The portrait of Berlin’s wartime underbelly that Schönhaus’s stories bare is uniquely striking, partly because its matter-of-fact sensibility is solidly anchored in quotidian reality. Surrounded by evil and indifference, Cioma’s anti-Nazi community is active and at least somewhat successful. The role of the Confessing Church, a spinoff from German Protestantism formed under the guidance of the anti-Nazi theologian Karl Barth, is vital: its adherents put documents in the collection baskets that can be forged to help Jews escape. Everyone has a task, and Christian or Jew, they deliver—until the Gestapo’s fateful knock on the door.

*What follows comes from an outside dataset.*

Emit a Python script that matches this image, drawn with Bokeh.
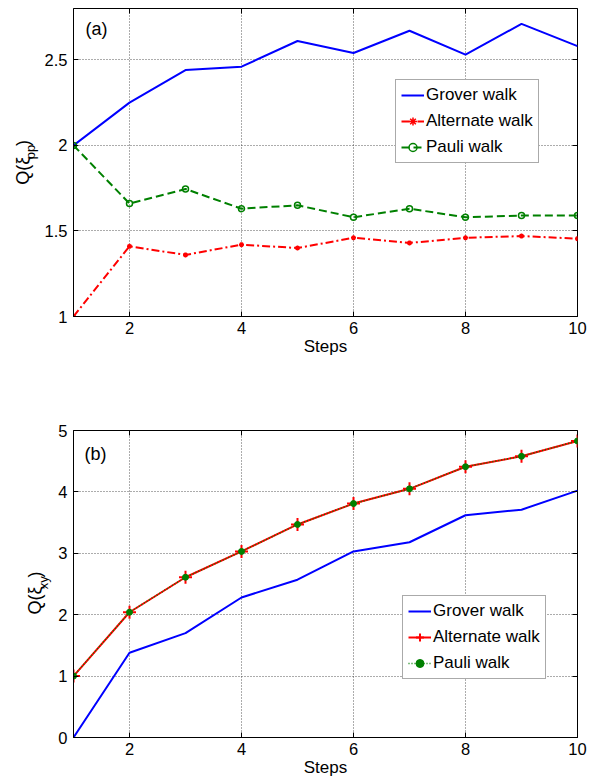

Young Schönhaus has his close calls from the get-go, but as 1942 becomes 1943 they get closer and more frequent. It’s clear that the Reich’s long writhing death will swell its destructive fury in the concentration camps thanks to “the ordinary population,” he writes, “which slavishly served the Nazi regime.” That includes the twenty or so Jewish greifers (snatchers) recruited by the Gestapo in Berlin, who did plenty of dirty work; one woman Schönhaus knew betrayed at least a hundred of her fellow Jews. His young man’s sense of immunity is increasingly punctured: warned by colleagues he’s a marked man, especially after a few careless mistakes like losing his wallet twice, Schönhaus at last decides it is time to run.
With characteristically clever bravado, he plumps down three thousand marks for an excellent bicycle, balloon-tired and soft-seated, so that he can pedal to Switzerland. He writes dryly, “Everyone living underground in Berlin and never venturing out of doors believed that the city was hemmed in, and that anybody trying to get out into the countryside would run into a police checkpoint. But in reality I cycled along a car-free highway. Apart from squirrels darting across the road, and the noisy starlings flocking together, there was no other sign of life. No one bothered about me. From the bridge in Pichelsberg I took a last look down at my boat….It lay bare of rigging, dreaming alongside its mooring buoy. I followed the signposts to Potsdam.”
Using contacts and instructions from his underground colleagues, he narrowly evades discovery at a few key points and crosses the border into Switzerland. There, thanks to Barth, he continued his graphic arts studies on a scholarship, became an artist, and raised a family. At eighty-five, he still lives in a Basel suburb.